→ WORK TO COMPLETE: Copy each line of the entries that contains the word "chart".

>> begin RECORDED INFORMATION

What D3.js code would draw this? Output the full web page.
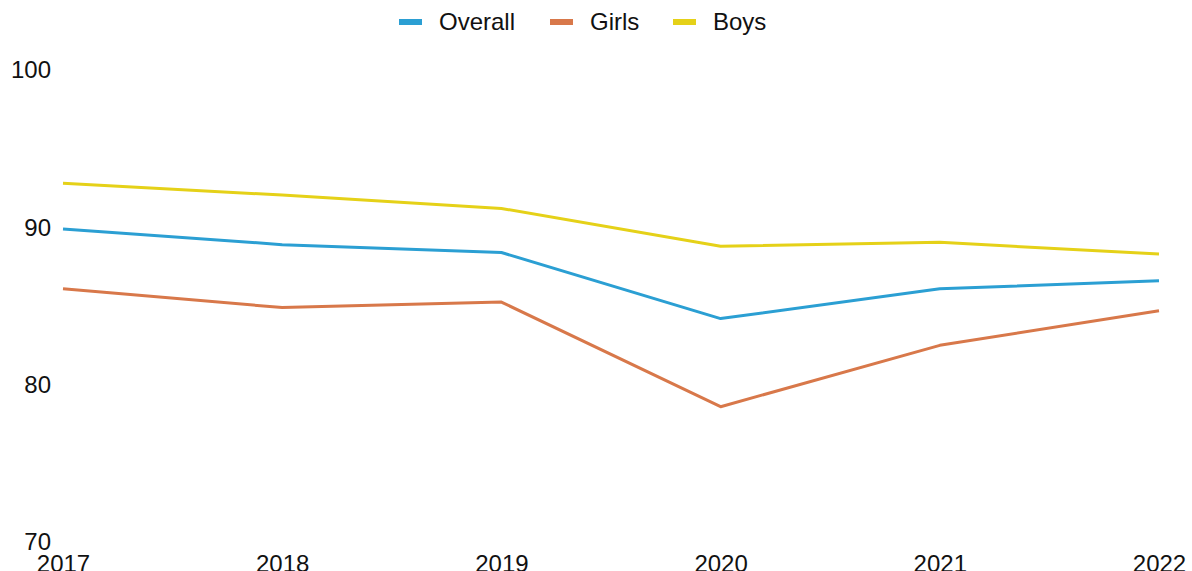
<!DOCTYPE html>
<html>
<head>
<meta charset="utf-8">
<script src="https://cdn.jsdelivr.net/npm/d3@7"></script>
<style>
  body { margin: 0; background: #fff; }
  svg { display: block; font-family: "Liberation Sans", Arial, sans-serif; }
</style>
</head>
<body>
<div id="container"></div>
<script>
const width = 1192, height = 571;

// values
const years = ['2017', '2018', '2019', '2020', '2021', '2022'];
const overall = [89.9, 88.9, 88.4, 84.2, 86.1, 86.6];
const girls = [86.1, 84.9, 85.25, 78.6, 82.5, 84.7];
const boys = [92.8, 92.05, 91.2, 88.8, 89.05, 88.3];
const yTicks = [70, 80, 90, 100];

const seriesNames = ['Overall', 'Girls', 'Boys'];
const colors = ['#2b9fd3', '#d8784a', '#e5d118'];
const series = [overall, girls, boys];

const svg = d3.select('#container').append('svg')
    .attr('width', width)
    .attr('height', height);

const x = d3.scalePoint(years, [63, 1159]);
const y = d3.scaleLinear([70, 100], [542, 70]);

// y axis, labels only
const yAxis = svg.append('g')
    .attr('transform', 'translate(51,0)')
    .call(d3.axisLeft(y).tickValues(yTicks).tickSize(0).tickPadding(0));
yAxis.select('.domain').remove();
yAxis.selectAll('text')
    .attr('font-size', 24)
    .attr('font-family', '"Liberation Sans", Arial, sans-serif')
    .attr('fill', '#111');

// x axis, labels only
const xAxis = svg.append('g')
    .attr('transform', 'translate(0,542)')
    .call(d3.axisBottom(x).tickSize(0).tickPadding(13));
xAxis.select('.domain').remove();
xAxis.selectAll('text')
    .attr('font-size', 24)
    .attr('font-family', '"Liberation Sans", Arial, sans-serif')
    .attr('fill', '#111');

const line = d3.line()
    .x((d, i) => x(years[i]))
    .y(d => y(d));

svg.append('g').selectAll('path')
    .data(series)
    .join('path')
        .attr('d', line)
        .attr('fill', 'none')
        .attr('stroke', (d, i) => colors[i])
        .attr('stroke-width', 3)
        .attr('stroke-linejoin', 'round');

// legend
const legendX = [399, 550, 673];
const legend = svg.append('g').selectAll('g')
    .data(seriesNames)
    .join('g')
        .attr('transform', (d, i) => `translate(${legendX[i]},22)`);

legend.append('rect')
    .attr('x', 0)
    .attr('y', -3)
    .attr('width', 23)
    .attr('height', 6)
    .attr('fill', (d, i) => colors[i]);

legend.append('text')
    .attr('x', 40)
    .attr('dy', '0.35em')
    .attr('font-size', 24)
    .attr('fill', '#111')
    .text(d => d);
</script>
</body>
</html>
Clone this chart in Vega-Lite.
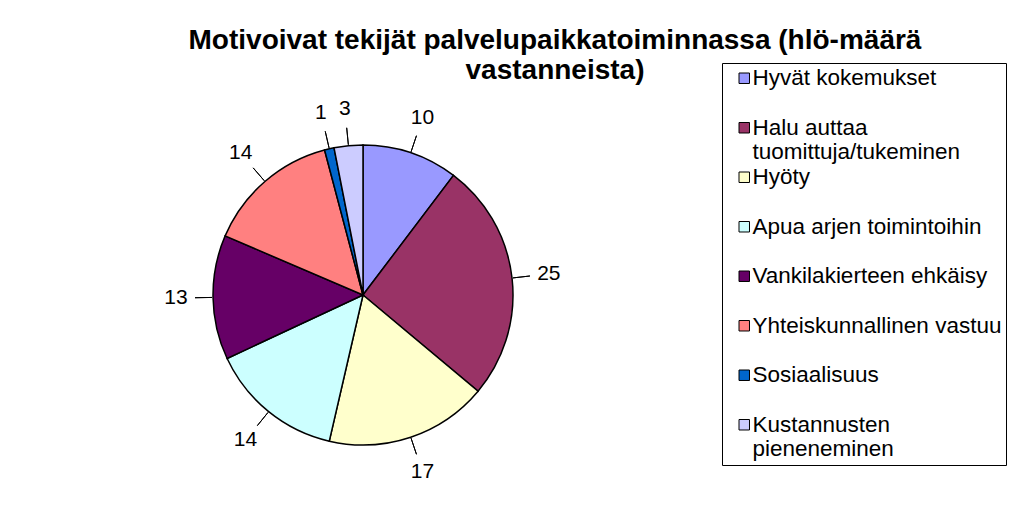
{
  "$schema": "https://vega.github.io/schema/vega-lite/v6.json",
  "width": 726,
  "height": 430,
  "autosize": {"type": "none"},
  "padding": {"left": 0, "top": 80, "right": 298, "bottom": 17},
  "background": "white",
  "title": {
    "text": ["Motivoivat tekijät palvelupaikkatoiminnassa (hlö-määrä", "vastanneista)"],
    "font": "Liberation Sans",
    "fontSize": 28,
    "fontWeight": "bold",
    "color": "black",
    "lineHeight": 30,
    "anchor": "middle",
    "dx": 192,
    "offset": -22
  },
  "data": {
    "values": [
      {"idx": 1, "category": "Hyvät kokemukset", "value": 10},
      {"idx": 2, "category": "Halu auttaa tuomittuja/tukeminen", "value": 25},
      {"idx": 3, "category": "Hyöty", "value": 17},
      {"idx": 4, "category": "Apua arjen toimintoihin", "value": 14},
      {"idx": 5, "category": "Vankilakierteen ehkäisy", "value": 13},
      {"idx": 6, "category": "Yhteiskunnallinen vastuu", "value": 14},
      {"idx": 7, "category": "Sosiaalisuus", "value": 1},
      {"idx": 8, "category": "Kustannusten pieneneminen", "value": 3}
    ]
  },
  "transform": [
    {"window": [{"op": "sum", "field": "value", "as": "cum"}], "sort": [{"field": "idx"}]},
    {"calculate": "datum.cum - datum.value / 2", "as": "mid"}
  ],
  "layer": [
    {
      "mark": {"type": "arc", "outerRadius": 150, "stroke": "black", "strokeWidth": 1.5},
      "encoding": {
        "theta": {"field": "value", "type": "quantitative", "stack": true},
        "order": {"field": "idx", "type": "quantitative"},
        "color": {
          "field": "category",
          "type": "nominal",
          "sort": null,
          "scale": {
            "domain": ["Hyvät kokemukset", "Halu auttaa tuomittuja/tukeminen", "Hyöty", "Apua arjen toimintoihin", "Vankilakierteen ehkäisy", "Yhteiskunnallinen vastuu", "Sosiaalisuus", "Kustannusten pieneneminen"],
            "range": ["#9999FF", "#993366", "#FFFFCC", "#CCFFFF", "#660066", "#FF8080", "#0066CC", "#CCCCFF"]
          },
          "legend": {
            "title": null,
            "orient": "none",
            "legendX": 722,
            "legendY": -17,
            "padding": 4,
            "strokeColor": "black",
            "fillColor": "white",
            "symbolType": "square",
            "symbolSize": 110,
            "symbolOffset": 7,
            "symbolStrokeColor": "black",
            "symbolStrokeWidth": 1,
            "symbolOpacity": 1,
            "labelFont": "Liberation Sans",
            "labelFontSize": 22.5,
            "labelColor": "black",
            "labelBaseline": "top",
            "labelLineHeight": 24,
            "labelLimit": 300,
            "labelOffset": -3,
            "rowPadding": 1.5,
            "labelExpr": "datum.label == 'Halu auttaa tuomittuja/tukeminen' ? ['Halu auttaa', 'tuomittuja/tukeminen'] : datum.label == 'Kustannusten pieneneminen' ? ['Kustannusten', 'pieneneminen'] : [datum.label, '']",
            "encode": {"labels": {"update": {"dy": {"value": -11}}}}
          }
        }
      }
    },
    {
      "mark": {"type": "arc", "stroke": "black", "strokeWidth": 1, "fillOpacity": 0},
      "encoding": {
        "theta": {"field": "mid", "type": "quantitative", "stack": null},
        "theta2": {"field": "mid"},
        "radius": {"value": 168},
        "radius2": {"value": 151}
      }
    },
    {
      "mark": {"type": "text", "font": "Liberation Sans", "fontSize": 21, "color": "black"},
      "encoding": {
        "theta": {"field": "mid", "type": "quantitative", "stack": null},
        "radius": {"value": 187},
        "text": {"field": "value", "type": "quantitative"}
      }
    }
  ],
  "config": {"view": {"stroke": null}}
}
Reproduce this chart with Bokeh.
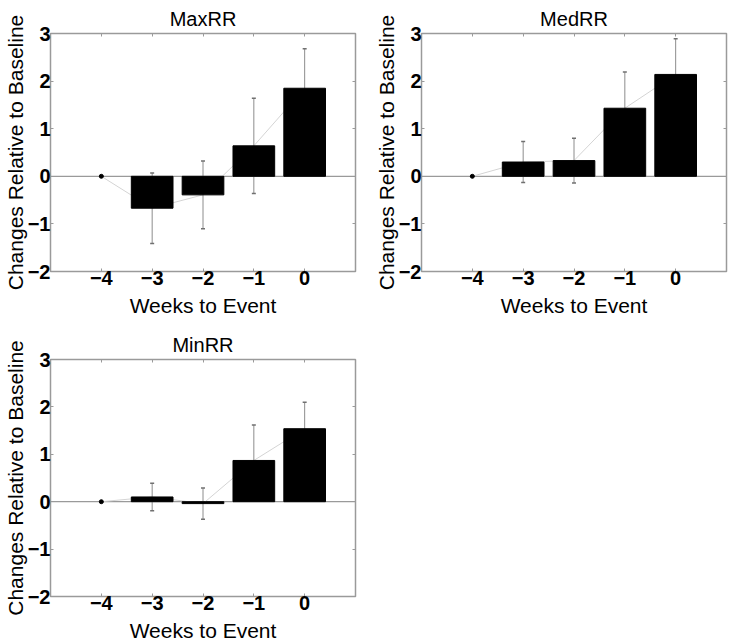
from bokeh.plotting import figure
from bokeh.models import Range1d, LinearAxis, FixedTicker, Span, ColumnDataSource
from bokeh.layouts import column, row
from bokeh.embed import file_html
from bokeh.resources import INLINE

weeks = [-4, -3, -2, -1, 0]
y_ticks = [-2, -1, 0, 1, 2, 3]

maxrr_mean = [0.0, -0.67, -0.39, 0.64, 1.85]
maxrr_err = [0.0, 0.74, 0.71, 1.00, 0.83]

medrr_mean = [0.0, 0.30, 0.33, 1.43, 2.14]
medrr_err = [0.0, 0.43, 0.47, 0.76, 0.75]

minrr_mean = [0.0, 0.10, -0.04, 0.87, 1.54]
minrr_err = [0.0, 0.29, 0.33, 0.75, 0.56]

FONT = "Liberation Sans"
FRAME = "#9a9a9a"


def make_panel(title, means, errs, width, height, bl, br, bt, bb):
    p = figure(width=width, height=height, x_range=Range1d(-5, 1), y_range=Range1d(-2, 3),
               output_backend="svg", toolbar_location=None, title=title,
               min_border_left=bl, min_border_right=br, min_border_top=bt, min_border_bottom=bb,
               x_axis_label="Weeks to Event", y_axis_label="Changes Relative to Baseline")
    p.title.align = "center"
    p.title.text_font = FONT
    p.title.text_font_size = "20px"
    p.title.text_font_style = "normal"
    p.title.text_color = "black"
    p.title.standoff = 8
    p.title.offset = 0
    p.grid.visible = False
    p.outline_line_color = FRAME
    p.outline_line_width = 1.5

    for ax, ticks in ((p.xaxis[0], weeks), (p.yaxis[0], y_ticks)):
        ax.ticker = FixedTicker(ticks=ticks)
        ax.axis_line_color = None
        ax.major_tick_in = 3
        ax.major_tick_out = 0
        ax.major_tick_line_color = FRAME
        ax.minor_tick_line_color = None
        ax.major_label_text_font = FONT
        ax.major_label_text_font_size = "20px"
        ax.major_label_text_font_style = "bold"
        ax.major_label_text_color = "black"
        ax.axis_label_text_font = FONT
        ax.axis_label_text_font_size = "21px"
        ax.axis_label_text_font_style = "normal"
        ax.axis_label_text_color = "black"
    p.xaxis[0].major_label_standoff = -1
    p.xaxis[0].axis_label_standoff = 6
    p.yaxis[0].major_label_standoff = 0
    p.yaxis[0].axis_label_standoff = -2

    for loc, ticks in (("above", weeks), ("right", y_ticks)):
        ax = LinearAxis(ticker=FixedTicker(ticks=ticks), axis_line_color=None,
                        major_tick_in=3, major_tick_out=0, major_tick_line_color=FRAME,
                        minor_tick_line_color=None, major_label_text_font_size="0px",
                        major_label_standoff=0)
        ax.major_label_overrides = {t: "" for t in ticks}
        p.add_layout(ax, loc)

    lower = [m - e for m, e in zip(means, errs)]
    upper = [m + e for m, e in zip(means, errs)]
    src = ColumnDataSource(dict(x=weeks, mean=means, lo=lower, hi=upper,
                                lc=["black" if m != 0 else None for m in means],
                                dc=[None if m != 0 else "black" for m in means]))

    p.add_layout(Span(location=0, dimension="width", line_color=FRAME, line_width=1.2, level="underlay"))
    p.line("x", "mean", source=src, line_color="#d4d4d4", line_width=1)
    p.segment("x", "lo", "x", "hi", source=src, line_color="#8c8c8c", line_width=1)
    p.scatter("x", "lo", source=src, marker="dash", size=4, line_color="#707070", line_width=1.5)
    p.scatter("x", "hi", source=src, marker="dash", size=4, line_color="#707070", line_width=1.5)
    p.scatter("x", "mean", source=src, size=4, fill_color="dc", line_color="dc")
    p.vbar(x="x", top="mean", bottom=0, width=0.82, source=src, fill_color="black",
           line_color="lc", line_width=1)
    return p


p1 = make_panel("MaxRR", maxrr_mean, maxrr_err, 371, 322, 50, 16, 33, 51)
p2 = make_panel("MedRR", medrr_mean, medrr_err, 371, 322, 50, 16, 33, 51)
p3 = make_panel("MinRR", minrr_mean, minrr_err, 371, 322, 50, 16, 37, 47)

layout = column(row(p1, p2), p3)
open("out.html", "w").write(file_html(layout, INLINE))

>> end RECORDED INFORMATION

→ SOLVED PROBLEM:
Clone this chart in Vega-Lite.
Reproduce this chart with Bokeh.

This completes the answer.